Test-taking can bring a lot of anxiety, especially when there is an expectation of performance. Teachers feel responsible for the achievement of their students, while students often bear the expectations of their parents to do well,. Teachers who want  to see student progress and learning needs at the individual level prefer assessments like the i-Ready test, where a student is assessed through an online program. The results of the scoring with student responses against the correct i-Ready answers identifies the unique level or placement of the student, enabling a teacher to take a more focused approach with instruction, including the use of extra activities to foster learning. To help ensure your students do their best, here are some easy tips you can share with them to help improve their test-taking success.

1. Develop a Positive Attitude

Your students or kids will mirror your attitude about school and tests, so keep your attitude positive and upbeat. Teach them to think of a test like a puzzle, focusing on one question at a time. Let them know that a test doesn’t define who they are as a student and that you only expect them to do their best and what they are capable of.

2. Devise a Strategy

If a test is coming up on the schedule, teach your children how to create a study strategy. Ask for details on what the test will cover, then plan to spend one night reading the textbook, another night on the notes, and so on. Depending on the age of the child, help them create a study guide and prioritize time each day to see that they look it over.
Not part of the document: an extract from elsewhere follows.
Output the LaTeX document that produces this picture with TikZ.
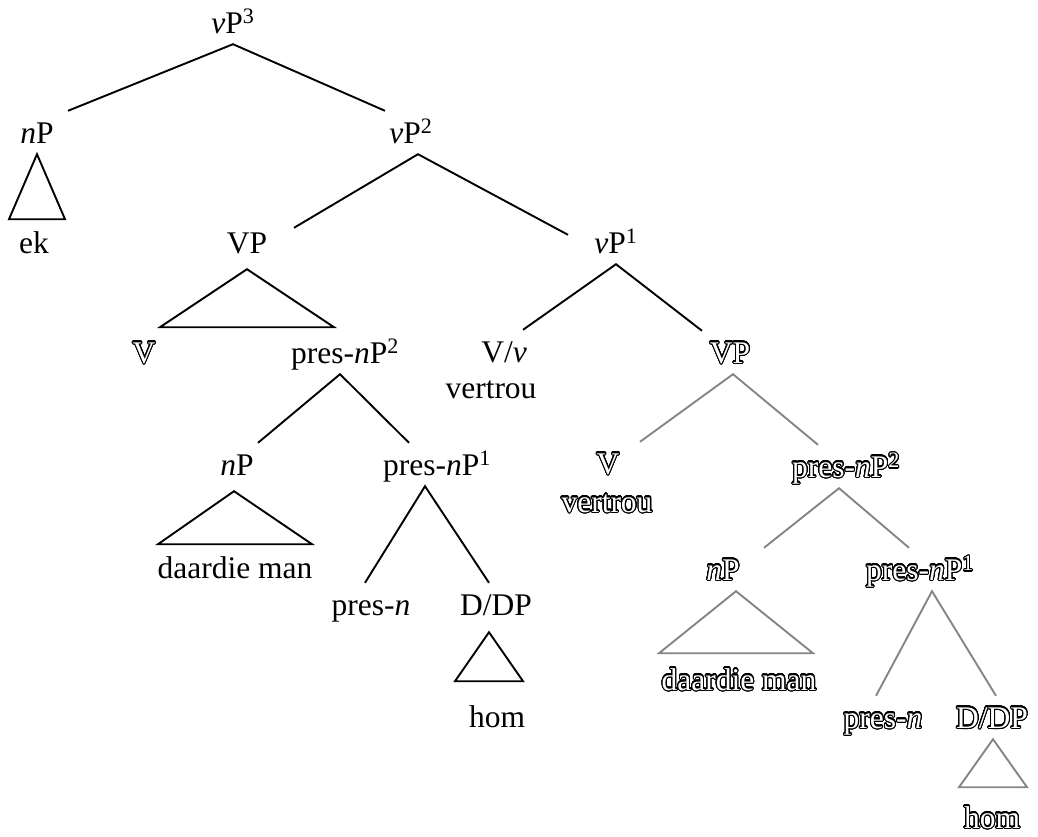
\documentclass[tikz,border=0pt]{standalone}
\usepackage{fontspec}
\setmainfont{Liberation Serif}
\usepackage{contour}
\contourlength{1.1pt}
\contournumber{32}
\newcommand{\hollow}[1]{\contour{black}{\textcolor{white}{#1}}}

\begin{document}
\begin{tikzpicture}[x=1pt,y=-1pt,
    lbl/.style={font=\fontsize{31.5}{37}\selectfont, inner xsep=0pt, inner ysep=11pt,
                text height=21pt, text depth=0pt},
    branch/.style={line width=1.9pt, line join=miter},
    faint/.style={branch, draw=black!48}]
    \useasboundingbox (0,0) rectangle (1038,836);

    \node[lbl] (vP3) at (233,22.5) {\textit{v}P\textsuperscript{3}};
    \node[lbl] (nP1) at (37,132.5) {\textit{n}P};
    \node[lbl] (vP2) at (411,132.5) {\textit{v}P\textsuperscript{2}};
    \node[lbl] (ek) at (34,242.5) {ek};
    \node[lbl] (VP1) at (247,242.5) {VP};
    \node[lbl] (vP1) at (616,242.5) {\textit{v}P\textsuperscript{1}};
    \node[lbl] (V1) at (144,352.5) {\hollow{V}};
    \node[lbl] (pnP2) at (345,352.5) {pres-\textit{n}P\textsuperscript{2}};
    \node[lbl] (Vv) at (504,351.5) {V/\textit{v}};
    \node[lbl] (vertrou1) at (491,387.5) {vertrou};
    \node[lbl] (VP2) at (730,352.5) {\hollow{VP}};
    \node[lbl] (nP2) at (237,464.5) {\textit{n}P};
    \node[lbl] (pnP1) at (437,464.5) {pres-\textit{n}P\textsuperscript{1}};
    \node[lbl] (man1) at (235,567.5) {daardie man};
    \node[lbl] (presn) at (371,604.5) {pres-\textit{n}};
    \node[lbl] (DDP) at (496,604.5) {D/DP};
    \node[lbl] (hom1) at (497,716.5) {hom};

    \node[lbl] (V2) at (608,463.5) {\hollow{V}};
    \node[lbl] (vertrou2) at (607,501.5) {\hollow{vertrou}};
    \node[lbl] (pnP2b) at (846,466.5) {\hollow{pres-\textit{n}P\textsuperscript{2}}};
    \node[lbl] (nP3) at (723,569.5) {\hollow{\textit{n}P}};
    \node[lbl] (pnP1b) at (920,569.5) {\hollow{pres-\textit{n}P\textsuperscript{1}}};
    \node[lbl] (man2) at (739,679.5) {\hollow{daardie man}};
    \node[lbl] (presnb) at (883,717.5) {\hollow{pres-\textit{n}}};
    \node[lbl] (DDPb) at (992,717.5) {\hollow{D/DP}};
    \node[lbl] (hom2) at (992,817.5) {\hollow{hom}};

    \draw[branch] ([xshift=31]nP1.north) -- (vP3.south) -- ([xshift=-26]vP2.north);
    \draw[branch] (nP1.south) -- ++(-28,65) -- ++(56,0) -- cycle;
    \draw[branch] ([xshift=47,yshift=-7]VP1.north) -- ([xshift=7]vP2.south)
        -- ([xshift=-48,yshift=-14]vP1.north);
    \draw[branch] ([yshift=-5]VP1.south) -- ++(-87,58) -- ++(174,0) -- cycle;
    \draw[branch] ([xshift=21]nP2.north) -- ([xshift=-5]pnP2.south) -- ([xshift=-28]pnP1.north);
    \draw[branch] ([xshift=-3,yshift=-5]nP2.south) -- ++(-76,53) -- ++(154,0) -- cycle;
    \draw[branch] ([xshift=-6]presn.north) -- ([xshift=-12]pnP1.south) -- ([xshift=-7]DDP.north);
    \draw[branch] ([xshift=-7,yshift=-6]DDP.south) -- ++(-34,49) -- ++(68,0) -- cycle;
    \draw[branch] ([xshift=19]Vv.north) -- (vP1.south) -- ([xshift=-28]VP2.north);

    \draw[faint] ([xshift=32]V2.north) -- ([xshift=3]VP2.south) -- ([xshift=-28]pnP2b.north);
    \draw[faint] ([xshift=41]nP3.north) -- ([xshift=-7]pnP2b.south) -- ([xshift=-11]pnP1b.north);
    \draw[faint] ([xshift=13]nP3.south) -- ++(-77,62) -- ++(154,0) -- cycle;
    \draw[faint] ([xshift=-7]presnb.north) -- ([xshift=12]pnP1b.south) -- ([xshift=4]DDPb.north);
    \draw[faint] ([xshift=1]DDPb.south) -- ++(-34,48) -- ++(68,0) -- cycle;
\end{tikzpicture}
\end{document}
Help them identify their challenging areas and advise them to spend extra time in these areas.

3. Renounce Cramming

Don’t let your students or kids procrastinate. Cramming doesn’t work, and it only creates a tired, more stressed-out student. Teaching your kids to study in advance will cut down the need for staying up late the night before the test. Remind the student that being well-rested is important for being mentally prepared for the test. Cramming takes away a chance for a good night’s sleep.

4. Fill Up on Brain Food

The morning of a test, make sure the student has had a breakfast of protein and fiber. Filling up on a pop tart or some sugar cereal can make the brain feel sluggish, and it could jeopardize their ability to do well. Have a quick study session on the way to school, but don’t let students stress out with too much cramming. Ten minutes should be enough time to brush up the weak areas, so long as the student has put in the time each day before the test.

Don’t let your child or students beat themselves up about their test-anxiety or their fear of failure. Remind them that tests are just another learning opportunity, and when you go into them well-prepared, there is nothing to be ashamed of, no matter what the outcome might be.